Like thanks, its nice that I can parse this into a data structure :). It would be nicer, however if doing so gave me any idea of what I can do with the data I've parsed.

Though to be fair I feel the same way about the entire concept of XML schemas. The fact that you theoretically can validate an xml document against a schema is honestly completely useless. If I am parsing XML, its because my code already knows what information it needs from the XML document, and really it should also know where that information is. I don't need a separate schema definition to tell me that! its already expressed!! In the part where I am parsing out the data I need!!!



The quality does definitely seem to vary depending on the spec.

As someone who's not very well-learned I found x.690 to be my personal gold standard for how a specification should be written - it left me with very few questions, and after a small period of getting used to its general use of language, didn't struggle too much with it.

x.680 (the 2003 revision more so than the 2021 one) on the other hand has definitely given me a few struggles with general comprehension, and leaving me some similar feelings. I believe that to be an issue of how they've structured the spec (and how they've spread out some important info across multiple specs).


> The fact that you theoretically can validate an xml document against a schema is honestly completely useless. If I am parsing XML, its because my code already knows what information it needs from the XML document, and really it should also know where that information is.

You seem to miss the entire point of XML schemas, or any schema really. Validating a document against a schema isn’t really for your code. It’s for documentation of what can be in a given document and how it needs to be structured. So others don’t need to read your code to understand that.

It then allows editing tools to verify generated documents. Or developers to understand how they can structure XML output properly.

Your code could also use it to verify an XML document before passing it to your code. Then you can inform the user of an invalid document and why instead of just crashing at a random point in code without rolling your own. It can also verify an entire document whereas code may only parse portions leading to later corruption.


> Realistically if ASN.1 weren't as badly overengineered and had shipped only with some of the more modern of it's encoding formats we probably would all be using ASN.1 for man things including maybe your web server responses and this probably would cut non image/video network bandwidth by 1/3 or more. But then the network is overloaded by image/video transmissions and similar not other stuff so I guess who cares???!???

For payment systems people really do validate messages' encoding.

> You seem to miss the entire point of XML schemas, or any schema really. Validating a document against a schema isn’t really for your code.

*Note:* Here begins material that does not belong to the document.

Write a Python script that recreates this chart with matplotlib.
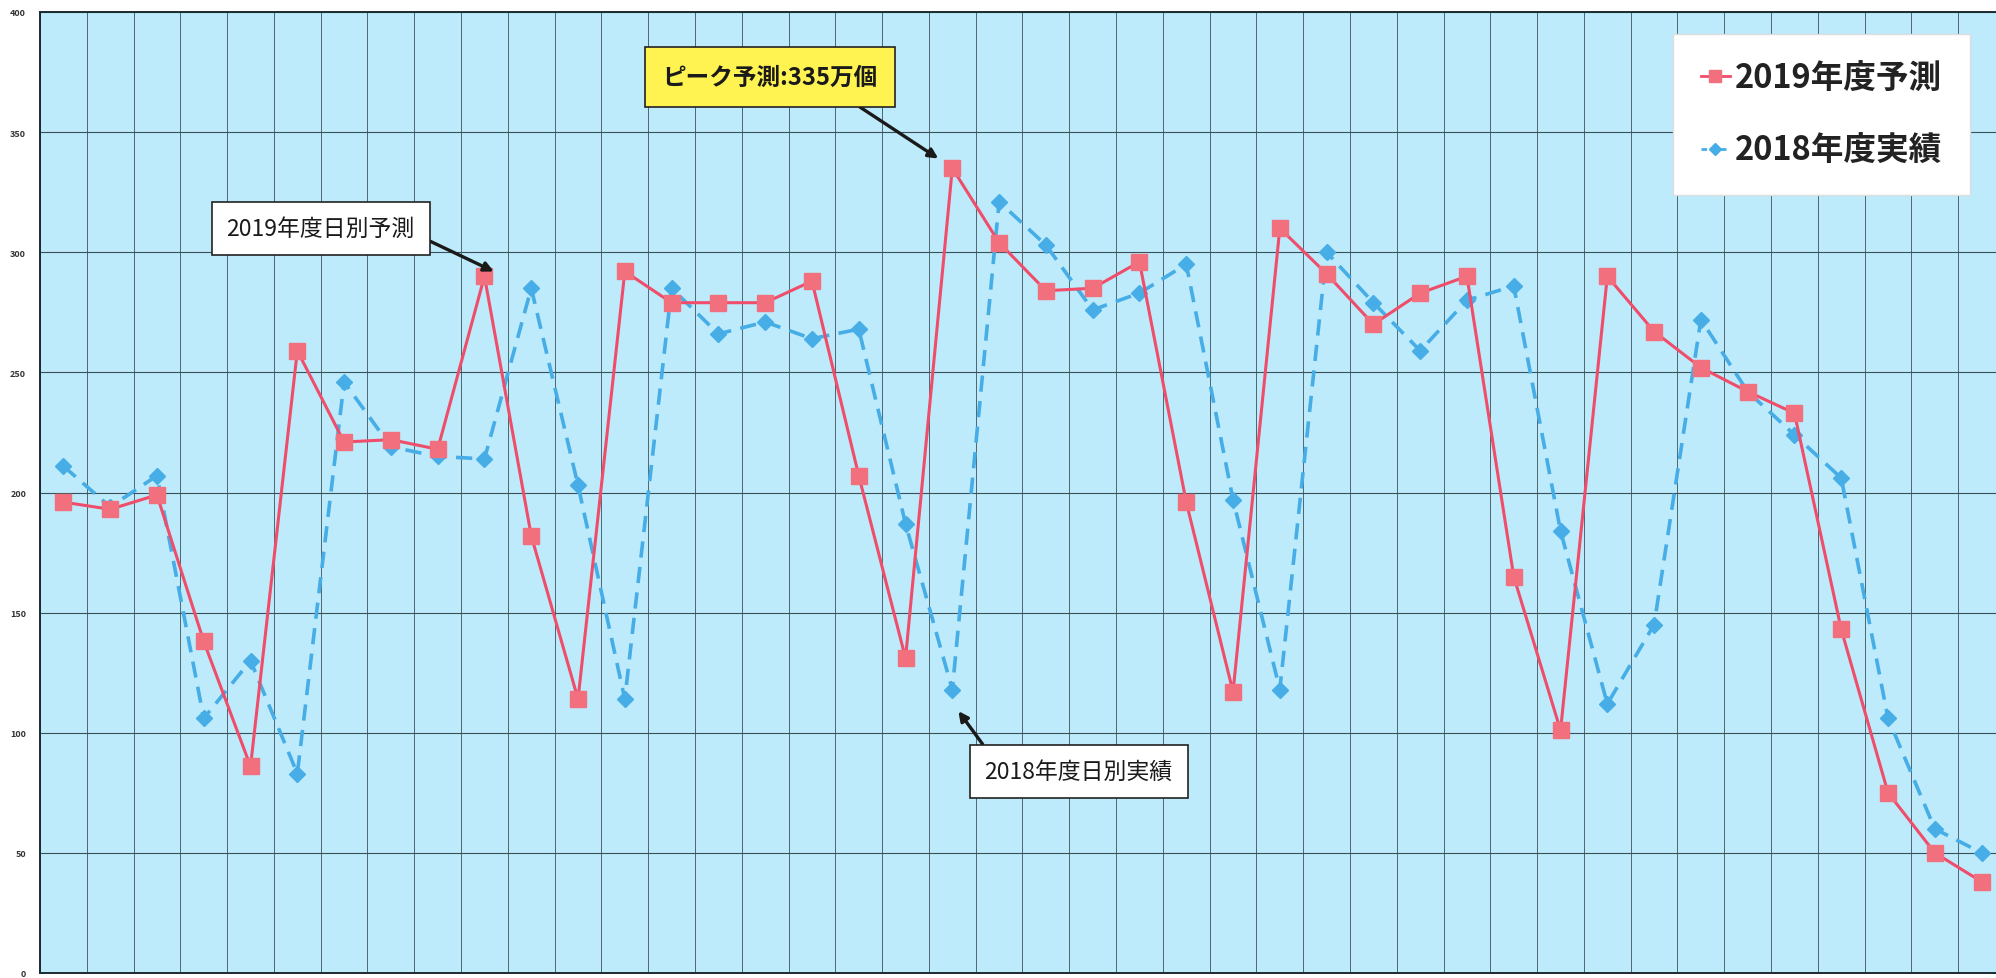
import matplotlib
matplotlib.use("Agg")
import matplotlib.pyplot as plt
import numpy as np
from matplotlib.lines import Line2D

plt.rcParams["font.family"] = ["Noto Sans CJK JP", "DejaVu Sans"]

# daily values (万個)
forecast_2019 = [196, 193, 199, 138, 86, 259, 221, 222, 218, 290,
                 182, 114, 292, 279, 279, 279, 288, 207, 131, 335,
                 304, 284, 285, 296, 196, 117, 310, 291, 270, 283,
                 290, 165, 101, 290, 267, 252, 242, 233, 143, 75,
                 50, 38]
actual_2018 = [211, 194, 207, 106, 130, 83, 246, 219, 215, 214,
               285, 203, 114, 285, 266, 271, 264, 268, 187, 118,
               321, 303, 276, 283, 295, 197, 118, 300, 279, 259,
               280, 286, 184, 112, 145, 272, 242, 224, 206, 106,
               60, 50]
series_labels = ["2019年度予測", "2018年度実績"]
y_ticks = [0, 50, 100, 150, 200, 250, 300, 350, 400]

RED = "#ef4d6a"
RED_MARK = "#f2707e"
BLUE = "#46ade6"
BG = "#bdebfb"
GRID = "#3c5058"

x = np.arange(len(forecast_2019))

fig = plt.figure(figsize=(19.96, 9.79), dpi=100)
ax = fig.add_axes([40 / 1996, 5 / 979, 1965 / 1996, 961 / 979])
ax.set_facecolor(BG)

ax.plot(x, actual_2018, color=BLUE, lw=2.6, ls=(0, (4.5, 2.6)),
        marker="D", ms=8.5, mfc=BLUE, mec=BLUE, zorder=3)
ax.plot(x, forecast_2019, color=RED, lw=2.2,
        marker="s", ms=11, mfc=RED_MARK, mec=RED_MARK, zorder=4)

ax.set_xlim(-0.5, len(x) - 0.5)
ax.set_ylim(0, 400)
ax.set_yticks(y_ticks)
ax.set_yticklabels([str(v) for v in y_ticks], fontsize=6.5,
                   color="#333333", fontweight="bold")
ax.set_xticks(np.arange(-0.5, len(x), 1))
ax.set_xticklabels([])
ax.tick_params(length=0, pad=10)
ax.grid(True, axis="y", color=GRID, lw=0.8, zorder=1)
ax.grid(True, axis="x", color=GRID, lw=0.6, zorder=1)
ax.set_axisbelow(True)
for side in ["left", "bottom", "top"]:
    ax.spines[side].set_color("#1c2a30")
    ax.spines[side].set_linewidth(1.4)
ax.spines["right"].set_visible(False)

# legend
handles = [
    Line2D([], [], color=RED, lw=2, marker="s", ms=8, mfc=RED_MARK, mec=RED_MARK),
    Line2D([], [], color=BLUE, lw=2, ls=(0, (2, 1.5)), marker="D", ms=6,
           mfc=BLUE, mec=BLUE),
]
leg = ax.legend(handles, series_labels, loc="upper left",
                bbox_to_anchor=(0.831, 0.977), fancybox=False,
                framealpha=1, edgecolor="#dddddd", handlelength=0.9,
                handletextpad=0.15, labelspacing=1.2, borderpad=0.85,
                borderaxespad=0,
                prop={"family": ["Noto Sans CJK JP", "DejaVu Sans"],
                      "size": 23.5, "weight": "bold"})
for t in leg.get_texts():
    t.set_color("#222222")

arrow = dict(arrowstyle="-|>", color="#1a1a1a", lw=2.4,
             mutation_scale=14, shrinkA=0, shrinkB=0)

ax.annotate("ピーク予測:335万個", xy=(18.7, 339), xytext=(15.1, 373),
            ha="center", va="center", fontsize=17, fontweight="bold",
            color="#1a1a1a",
            bbox=dict(boxstyle="square,pad=0.75", fc="#fff352",
                      ec="#222222", lw=1.2),
            arrowprops=dict(arrow, relpos=(0.79, 0)), zorder=6)

ax.annotate("2019年度日別予測", xy=(9.2, 292), xytext=(5.5, 310),
            ha="center", va="center", fontsize=16.5, color="#1a1a1a",
            bbox=dict(boxstyle="square,pad=0.65", fc="white",
                      ec="#222222", lw=1.2),
            arrowprops=dict(arrow, relpos=(1, 0.25)), zorder=6)

ax.annotate("2018年度日別実績", xy=(19.13, 109), xytext=(21.7, 84),
            ha="center", va="center", fontsize=16.5, color="#1a1a1a",
            bbox=dict(boxstyle="square,pad=0.65", fc="white",
                      ec="#222222", lw=1.2),
            arrowprops=dict(arrow, relpos=(0.05, 1)), zorder=6)

fig.savefig("out.png", dpi=100, facecolor="white")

It’s for documentation of what can be in a given document and how it needs to be structured. So others don’t need to read your code to understand that.

Schemas also let you parse data into ergonomic data structures in the host programming language. That's really the biggest win in having a schema.

Schemas and schema-aware tooling also help you not produce invalid messages that others then have to put up with and hack their parsers to handle when you present them with a fait accompli and you have the market power to make it stick.

Schemas also let you specify things formally rather than having to use English prose (or worse, prose in not-English, or even worse, having to produce prose in multiple languages and make sure they all say the same thing!).

The downside to schemas is that you have to do the work of writing them, and if you're the first implementor and you're using JSON and the messages are simple you just won't care to.


ITU-T specs are a pleasure to read and use. The problem is that x.4xx and x.5xx are horrible in details that have nothing to do with ASN.1, like eveyrthing to do with naming. The x.68x and x.69x specs are truly beautiful and well written. You will not see many Internet RFCs written remotely as well.